The vacancy ad was posted by Daniil – owner of mini-hotels newtwork. Job vacancies aside, he also offered his house in the Leningrad region to refugees – free of charge – as well as several rooms in communal flats. Several families from Ukraine lived in this apartment at Goncharnaya Street. Daniil says there is a lucky room here. All those who stayed in it quickly found jobs and accommodation.

Daniil Samsonov, businessman: “I bought a flat, the documents are still being processed. But they let me live in the rooms earlier, so I gave them to refugees. There’s nothing in it, because there are those who need it. Just gave it to them and that’s it. Nothing heroic. I have a man living in a hostel, who said that he saw mothers of rebels shot dead in Slavyansk. He is from Kramatorsk”

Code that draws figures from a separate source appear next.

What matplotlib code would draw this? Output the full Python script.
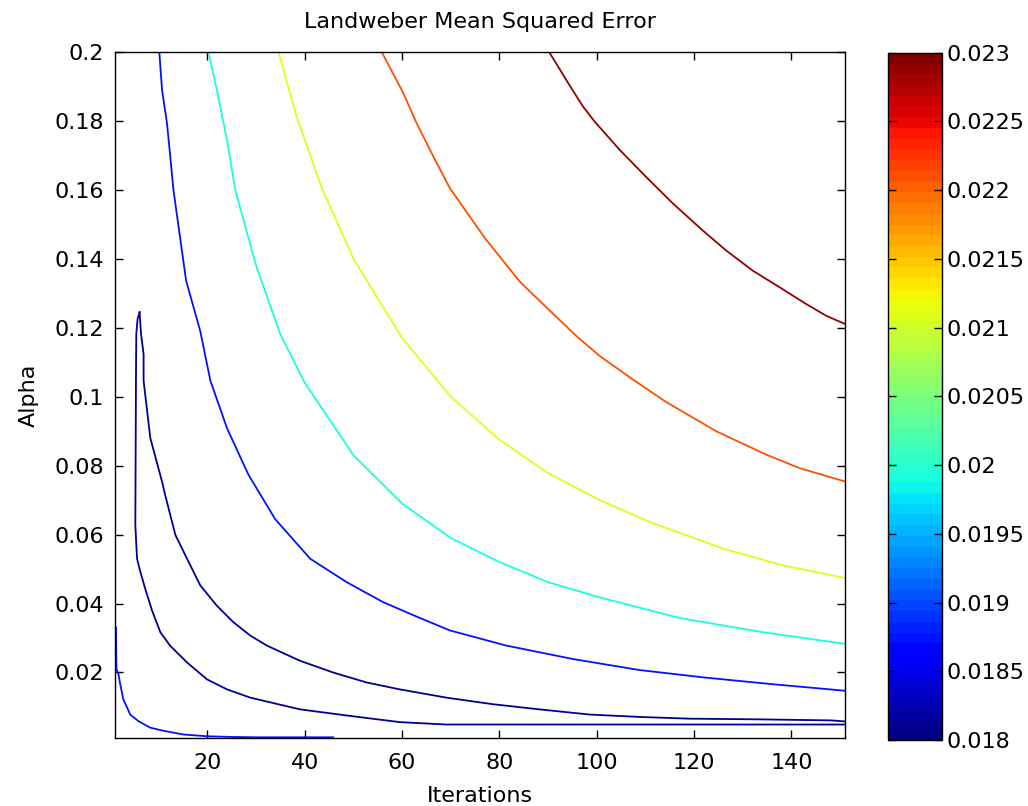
import matplotlib
matplotlib.use("Agg")
import matplotlib.pyplot as plt
import matplotlib.colors as mcolors
import matplotlib.cm as cm

# Contour lines (iterations, alpha) and their MSE level
LEVELS = [0.01812, 0.01875, 0.01875, 0.0199, 0.0211, 0.0221, 0.0229]

# minimum valley (navy), drawn as its two branches meeting at the spike
valley_low_x = [6.05, 5.64, 5.37, 5.31, 5.17, 5.52, 6.2, 7.2, 8.6, 10.3, 12.3, 15.8,
                19.9, 24.0, 28.8, 39.0, 49.3, 59.5, 69.1, 90, 110, 130, 151]
valley_low_y = [0.1245, 0.1226, 0.1183, 0.1075, 0.0628, 0.0530, 0.0492, 0.0443, 0.0380,
                0.0317, 0.0278, 0.0229, 0.0180, 0.0151, 0.0127, 0.0093, 0.0074, 0.0056,
                0.0049, 0.0049, 0.0049, 0.0049, 0.0049]
valley_up_x = [6.05, 6.34, 6.87, 6.87, 8.25, 10.65, 11.3, 13.4, 15.8, 18.5, 21.9, 25.3,
               28.8, 32.2, 39.0, 45.8, 52.7, 59.5, 69.1, 78.6, 88.2, 98.5, 108.8, 119.0,
               133.4, 148.1, 151]
valley_up_y = [0.1245, 0.1182, 0.1123, 0.1046, 0.0880, 0.0754, 0.0715, 0.0599, 0.0530,
               0.0453, 0.0394, 0.0346, 0.0307, 0.0278, 0.0234, 0.0200, 0.0171, 0.0151,
               0.0127, 0.0108, 0.0093, 0.0078, 0.0071, 0.0066, 0.0064, 0.0061, 0.0058]

# bottom-left line (few iterations, small alpha)
corner_x = [1.2, 1.25, 1.3, 1.7, 2.0, 2.7, 3.5, 4.1, 5.8, 8.2, 10.9, 15.1, 19.9, 24.7,
            30, 38, 45.8]
corner_y = [0.0330, 0.0250, 0.0210, 0.0195, 0.0171, 0.0122, 0.0098, 0.0078, 0.0059,
            0.0040, 0.0031, 0.0020, 0.0015, 0.0013, 0.0012, 0.0012, 0.0012]

blue_x = [10.1, 10.65, 11.67, 12.35, 13.0, 15.6, 18.5, 20.6, 24.0, 28.4, 33.9, 41.1,
          48.6, 56.1, 63.0, 69.8, 81.4, 95.1, 108.8, 122.4, 136.1, 151]
blue_y = [0.2, 0.1891, 0.1794, 0.1697, 0.1600, 0.1337, 0.1191, 0.1046, 0.0909, 0.0774,
          0.0645, 0.0530, 0.0462, 0.0404, 0.0362, 0.0322, 0.0278, 0.0239, 0.0207,
          0.0185, 0.0166, 0.0147]

cyan_x = [20.2, 21.9, 24.0, 25.7, 30, 35, 40, 50, 60, 70, 80, 90, 100, 117, 134, 151]
cyan_y = [0.2, 0.1891, 0.1745, 0.160, 0.138, 0.118, 0.104, 0.083, 0.069, 0.059, 0.052,
          0.0462, 0.0420, 0.0358, 0.0317, 0.0283]

yellow_x = [34.6, 38.3, 43.5, 50, 60, 70, 80, 90, 100.6, 110.8, 125.8, 138.2, 151]
yellow_y = [0.2, 0.1813, 0.1605, 0.140, 0.117, 0.100, 0.0875, 0.0778, 0.0700, 0.0637,
            0.0560, 0.0511, 0.0474]

orange_x = [55.8, 60.2, 62.95, 66.4, 69.8, 77, 84.1, 90.3, 96.1, 100.6, 107.4, 114.2,
            124.5, 134.8, 141.6, 151]
orange_y = [0.2, 0.1882, 0.1794, 0.1697, 0.1605, 0.146, 0.1335, 0.1250, 0.1172, 0.1118,
            0.1050, 0.0985, 0.0900, 0.0832, 0.0793, 0.0754]

darkred_x = [90.2, 94.5, 97.1, 99.5, 104.7, 110.1, 115.6, 121.7, 126.5, 132.0, 137.5,
             143.0, 147.1, 151]
darkred_y = [0.2, 0.1901, 0.1843, 0.1799, 0.1716, 0.1638, 0.1561, 0.1483, 0.1425,
             0.1366, 0.1318, 0.1269, 0.1235, 0.1211]

CBAR_TICKS = [0.018, 0.0185, 0.019, 0.0195, 0.02, 0.0205, 0.021, 0.0215, 0.022, 0.0225, 0.023]
X_TICKS = [20, 40, 60, 80, 100, 120, 140]
Y_TICKS = [0.02, 0.04, 0.06, 0.08, 0.1, 0.12, 0.14, 0.16, 0.18, 0.2]

plt.rcParams["font.size"] = 16

cmap = plt.get_cmap("jet", 64)
norm = mcolors.Normalize(vmin=0.018, vmax=0.023)

fig = plt.figure(figsize=(10.28, 8.06), dpi=100)
ax = fig.add_axes([0.1119, 0.0844, 0.7101, 0.8511])
cax = fig.add_axes([0.8638, 0.0819, 0.0525, 0.8527])

lines = [
    (valley_low_x, valley_low_y, LEVELS[0]),
    (valley_up_x, valley_up_y, LEVELS[0]),
    (corner_x, corner_y, LEVELS[1]),
    (blue_x, blue_y, LEVELS[2]),
    (cyan_x, cyan_y, LEVELS[3]),
    (yellow_x, yellow_y, LEVELS[4]),
    (orange_x, orange_y, LEVELS[5]),
    (darkred_x, darkred_y, LEVELS[6]),
]
for xs, ys, lev in lines:
    ax.plot(xs, ys, color=cmap(norm(lev)), linewidth=1.3, solid_joinstyle="miter")

ax.set_xlim(1, 151)
ax.set_ylim(0.001, 0.2)
ax.set_xticks(X_TICKS)
ax.set_yticks(Y_TICKS)
ax.set_yticklabels([f"{v:g}" for v in Y_TICKS])
ax.tick_params(direction="in", length=6, width=1, top=True, right=True)
ax.tick_params(axis="x", pad=11)
ax.tick_params(axis="y", pad=8)
for sp in ax.spines.values():
    sp.set_linewidth(1.0)

ax.set_title("Landweber Mean Squared Error", fontsize=16, pad=17)
ax.set_xlabel("Iterations", labelpad=9)
ax.set_ylabel("Alpha", labelpad=11)

cb = fig.colorbar(cm.ScalarMappable(norm=norm, cmap=cmap), cax=cax)
cb.set_ticks(CBAR_TICKS)
cb.set_ticklabels([f"{v:g}" for v in CBAR_TICKS])
cax.tick_params(direction="in", length=6, width=1, left=True, right=True, pad=3)
cb.outline.set_linewidth(1.0)

fig.savefig("out.png", dpi=100)
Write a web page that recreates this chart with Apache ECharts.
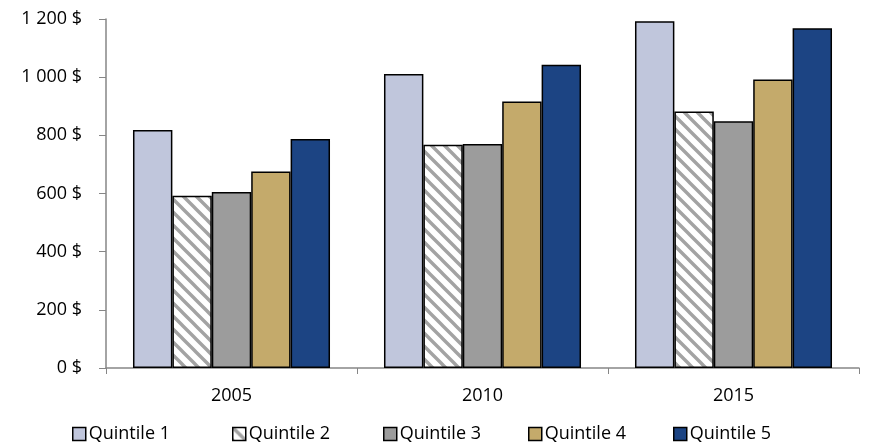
<!DOCTYPE html>
<html lang="fr">
<head>
    <meta charset="UTF-8">
    <title>Quintiles</title>
    <style>
        html, body { margin: 0; padding: 0; background: #fff; }
        #main { width: 872px; height: 446px; }
    </style>
</head>
<body>
<div id="main"></div>
<script src="https://cdn.jsdelivr.net/npm/echarts@6/dist/echarts.min.js"></script>
<script>
    // données
    const years = ['2005', '2010', '2015'];
    const quintileNames = ['Quintile 1', 'Quintile 2', 'Quintile 3', 'Quintile 4', 'Quintile 5'];
    const q1 = [818, 1011, 1192];
    const q2 = [592, 768, 882];
    const q3 = [605, 770, 848];
    const q4 = [676, 916, 992];
    const q5 = [787, 1043, 1168];
    const yTicks = [0, 200, 400, 600, 800, 1000, 1200];

    // motif hachuré pour le quintile 2
    function hatch() {
        const s = 13;
        const c = document.createElement('canvas');
        c.width = s; c.height = s;
        const ctx = c.getContext('2d');
        ctx.fillStyle = '#fff';
        ctx.fillRect(0, 0, s, s);
        ctx.strokeStyle = '#a3a3a3';
        ctx.lineWidth = 3.4;
        ctx.beginPath();
        ctx.moveTo(-s, 0); ctx.lineTo(s, 2 * s);
        ctx.moveTo(0, 0); ctx.lineTo(s, s);
        ctx.moveTo(0, -s); ctx.lineTo(2 * s, s);
        ctx.stroke();
        return { image: c, repeat: 'repeat' };
    }

    const colors = ['#c0c6dc', hatch(), '#9c9c9c', '#c4aa6b', '#1c4483'];
    const values = [q1, q2, q3, q4, q5];
    const legendLeft = [72, 232, 383, 528, 673];
    const font = '"Open Sans", "Noto Sans", sans-serif';

    const chart = echarts.init(document.getElementById('main'));
    chart.setOption({
        animation: false,
        grid: { left: 106, right: 13, top: 19, bottom: 78 },
        legend: quintileNames.map(function (name, i) {
            return {
                top: 425,
                left: legendLeft[i],
                padding: 0,
                icon: 'rect',
                itemWidth: 13,
                itemHeight: 13,
                itemStyle: { borderColor: '#000', borderWidth: 1.5 },
                textStyle: { fontFamily: font, fontSize: 18, color: '#000', padding: [0, 0, 0, -2] },
                data: [name]
            };
        }),
        xAxis: {
            type: 'category',
            data: years,
            axisLine: { lineStyle: { color: '#868686', width: 1.5 } },
            axisTick: { show: true, length: 6, lineStyle: { color: '#868686' } },
            axisLabel: { fontFamily: font, fontSize: 18, color: '#000', margin: 19 }
        },
        yAxis: {
            type: 'value',
            min: 0,
            max: 1200,
            interval: 200,
            axisLine: { show: true, lineStyle: { color: '#868686', width: 1.5 } },
            axisTick: { show: true, length: 7, lineStyle: { color: '#868686' } },
            splitLine: { show: false },
            axisLabel: {
                fontFamily: font, fontSize: 18, color: '#000', margin: 24,
                customValues: yTicks,
                formatter: function (v) {
                    return String(v).replace(/\B(?=(\d{3})+(?!\d))/g, ' ') + ' $';
                }
            }
        },
        series: quintileNames.map(function (name, i) {
            return {
                name: name,
                type: 'bar',
                data: values[i],
                barGap: '0%',
                barCategoryGap: '21.5%',
                itemStyle: { color: colors[i], borderColor: '#000', borderWidth: 1.5 }
            };
        })
    });
</script>
</body>
</html>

This young man is also staying at Daniil’s hotel. He fled Ukraine because he didn’t want to go to war against his own people

Refugee: “They really are shooting people. Or breaking feet or arms. They throw people into pits. And this guy – he’s just like me. Imagine – he’ll be thrown into a pit if he doesn’t pull the trigger”

The Smolyachkova Street. Every morning hundreds of refugees gather at the doors of the Federal Migration Service building. Electronic cues were abolished. Everyone is being admitted in a real-time line. Its quicker.

Temporary asylum status takes only three days to register. The refugee status is a bit more difficult to obtain – at least a month for the decision.

Eduard Khorkov, head of immigration control department: “Volunteer help is acute for us. The flow of people is huge. We take 400-500 people each day”

Young people work a full day here. Nobody’s paying them for this.

By 1pm almost 200 people filed in their documents. People come according to lists they made for themselves. The main thing is to get to the meeting with the authorities. In St. Petersburg, Ukrainians can get employed straight after they have submitted their documents.

Nobody knows how many more refugees will come to St. Petersburg. It depends on how events in Ukraine would develop. Meanwhile, refugee centers are expecting more volunteers – those who can and are willing to help.